Matanuksa Glacier, Alaska
June 17th – 26th, 2015
Let the science begin
Time flies here, and I’m already behind on blog posts! Things have been a whirlwind of activity. On June 16th, the day after I arrived on the glacier, the first batch of scientists arrived in Anchorage, as well as the chief engineer for VALKYRIE, Bart. The scientists are: Al, a professor at UC Boulder, and his graduate student Omkar, and Sarah and Vicky, who are PhD students at UCSC studying Glaciology and Paleoclimatology respectively. Al and Omkar are testing an ice-penetrating synthetic aperature radar that will be mounted on future versions of VALKYRIE and will allow the robot to steer away from obstacles or towards targets of scientific interest in the ice. Sarah and Vicky are using ground penetrating radar to measure the glacier’s depth, phase sensitive radar to measure the glacier’s melt-rate, time lapse photography from a camera on a moraine ridge to measure its flow speed, and embedding sensor strings into the ice to measure shear and temperature.
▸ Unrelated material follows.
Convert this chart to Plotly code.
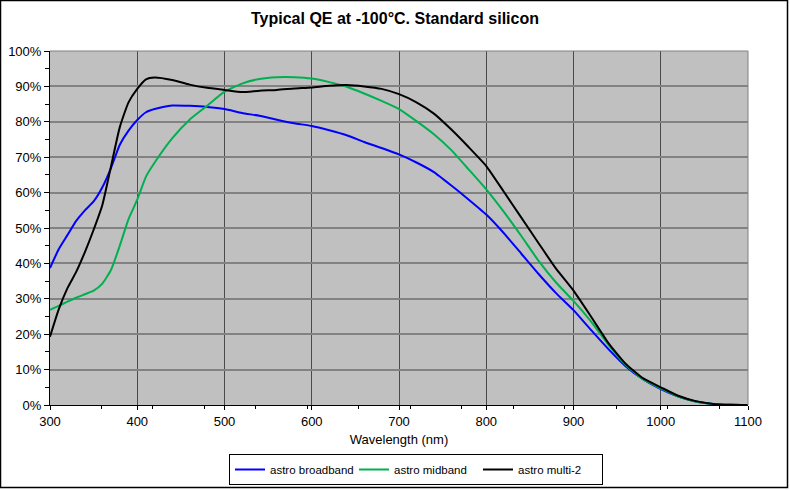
import plotly.graph_objects as go

# Wavelength grids (nm)
wl_fine = [300, 310, 320, 330, 340, 350, 360, 370, 380, 390, 400, 410, 420]
wl_coarse = [440, 460, 480, 500, 520, 540, 560, 580, 600, 620, 640, 660, 680, 700,
             720, 740, 760, 780, 800, 820, 840, 860, 880, 900, 920, 940, 960, 980,
             1000, 1020, 1040, 1060, 1080, 1100]
wavelength = wl_fine + wl_coarse

# QE (%) per series
broadband = [38.7, 44.0, 48.0, 52.0, 55.0, 57.5, 61.5, 67.0, 73.5, 77.5, 80.5, 82.7, 83.6,
             84.6, 84.5, 84.2, 83.6, 82.5, 81.7, 80.6, 79.6, 78.8, 77.6, 76.2, 74.3, 72.6, 70.8,
             68.5, 65.8, 62.0, 58.0, 53.8, 48.6, 42.8, 37.0, 31.6, 26.8, 21.2, 15.8, 10.9, 7.2,
             4.5, 2.4, 1.0, 0.3, 0.05, 0.0]
midband = [26.9, 28.0, 29.2, 30.3, 31.3, 32.3, 34.3, 38.2, 45.0, 52.5, 58.0, 64.5, 68.5,
           75.3, 80.6, 84.5, 88.5, 90.8, 92.1, 92.6, 92.6, 92.2, 91.2, 89.9, 88.0, 85.9, 83.6,
           80.2, 76.5, 72.0, 66.5, 60.9, 54.6, 47.8, 40.7, 34.6, 29.4, 23.6, 17.0, 11.3, 7.2,
           4.7, 2.4, 1.0, 0.3, 0.05, 0.0]
multi2 = [19.3, 27.0, 33.0, 37.6, 43.2, 49.5, 56.5, 67.5, 78.5, 85.5, 89.3, 92.0, 92.5,
          91.8, 90.5, 89.6, 89.0, 88.4, 88.8, 89.0, 89.4, 89.7, 90.2, 90.4, 90.0, 89.3, 87.8,
          85.5, 82.3, 77.8, 72.8, 67.5, 60.3, 53.0, 45.7, 38.5, 32.3, 25.0, 17.5, 11.6, 7.5,
          5.0, 2.6, 1.1, 0.3, 0.05, 0.0]

series_names = ["astro broadband", "astro midband", "astro multi-2"]
series_colors = ["#0000FF", "#00B050", "#000000"]
series_values = [broadband, midband, multi2]

x_ticks = [300, 400, 500, 600, 700, 800, 900, 1000, 1100]
y_ticks = [0, 10, 20, 30, 40, 50, 60, 70, 80, 90, 100]

fig = go.Figure()
for name, col, vals in zip(series_names, series_colors, series_values):
    fig.add_trace(go.Scatter(
        x=wavelength, y=vals, mode="lines", name=name,
        line=dict(color=col, width=2, shape="spline", smoothing=0.5),
    ))

W, H = 790, 490
L, R, T, B = 50, 42, 51, 85
pw, ph = W - L - R, H - T - B

fig.update_layout(
    width=W, height=H,
    margin=dict(l=L, r=R, t=T, b=B, autoexpand=False),
    paper_bgcolor="white",
    plot_bgcolor="#C0C0C0",
    font=dict(family="Arial, Liberation Sans, sans-serif", size=13, color="black"),
    title=dict(text="<b>Typical QE at -100°C. Standard silicon</b>",
               x=0.5, xanchor="center", xref="container",
               y=1 - 18 / H, yanchor="middle", yref="container",
               font=dict(size=16, color="black")),
    showlegend=True,
    legend=dict(orientation="h", x=(416 - L) / pw, xanchor="center",
                y=(H - B - 454) / ph, yanchor="top",
                bgcolor="white", bordercolor="black", borderwidth=1,
                font=dict(size=11.5), itemwidth=30, tracegroupgap=0,
                entrywidth=79),
)

fig.update_xaxes(
    range=[300, 1100], tickvals=x_ticks, ticktext=[str(v) for v in x_ticks],
    showgrid=True, gridcolor="#4a4a4a", gridwidth=1,
    showline=True, linecolor="black", linewidth=1,
    ticks="outside", ticklen=4, tickcolor="black",
    minor=dict(tick0=300, dtick=59, ticks="outside", ticklen=3, tickcolor="black", showgrid=False),
    zeroline=False, automargin=False,
    title=dict(text="Wavelength (nm)", font=dict(size=13), standoff=7),
)
fig.update_yaxes(
    range=[0, 100], tickvals=y_ticks, ticktext=[f"{v}%" for v in y_ticks],
    showgrid=True, gridcolor="#828282", gridwidth=2,
    showline=True, linecolor="black", linewidth=1,
    ticks="outside", ticklen=5, tickcolor="black",
    minor=dict(dtick=5, ticks="outside", ticklen=4, tickcolor="black", showgrid=False),
    zeroline=False, automargin=False,
)

# plot area top/right border (gray)
fig.add_shape(type="line", xref="paper", yref="paper", x0=0, x1=1, y0=1, y1=1,
              line=dict(color="#808080", width=1))
fig.add_shape(type="line", xref="paper", yref="paper", x0=1, x1=1, y0=0, y1=1,
              line=dict(color="#808080", width=1))
# outer chart border
fig.add_shape(type="rect", xref="paper", yref="paper",
              x0=(0.5 - L) / pw, x1=(787.5 - L) / pw,
              y0=(H - B - 487.5) / ph, y1=(H - B - 0.5) / ph,
              line=dict(color="black", width=1.5), fillcolor="rgba(0,0,0,0)")

fig.write_html("out.html", config={"displayModeBar": False},
               post_script="document.body.style.margin='0';document.body.style.overflow='hidden';")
Vicky and Sarah were able to make it up to base camp on the evening of the 16th, but Bart, Al, Omkar and Vickie S. were delayed until the next morning by down-slope crosswinds which made bush plane landing unsafe, so they slept at the tongue of the glacier.
Al prepares the gantry and melt hole for a synthetic aperture radar run
Sarah and Vicky’s timelapse camera watches over the glacier
Once everyone arrived, the scientists began their experiments, and we Stone Aerospace engineers kept busy setting up mission control, re-assembling the robot (it had to be disassembled to be transported – it’s too long!), unpacking, and figuring out what to do about all the things that were inevitably forgotten or broken between lab in Austin and here. One of the most important things we managed to forget was a pig-tail power and data connector that connects the robot’s tether to mission control, which we can’t run without. John and I spent a full day searching through all the boxes, searching them again, and then finally cutting and splicing a spare cable into what we needed after determining that the connector was left in Austin. I am learning once again how much harder it is to do anything in the field – even something as simple as connecting a cable can take a whole day by the time you’re done. There’s just so much friction, and things you can usually take for granted are either unreliable or absent. In computer science there’s a term for this that amuses me: “Yak Shaving” – when you have to spend a huge amount of time setting up the system, just to do something easy. The pile of yak hair is growing large out here…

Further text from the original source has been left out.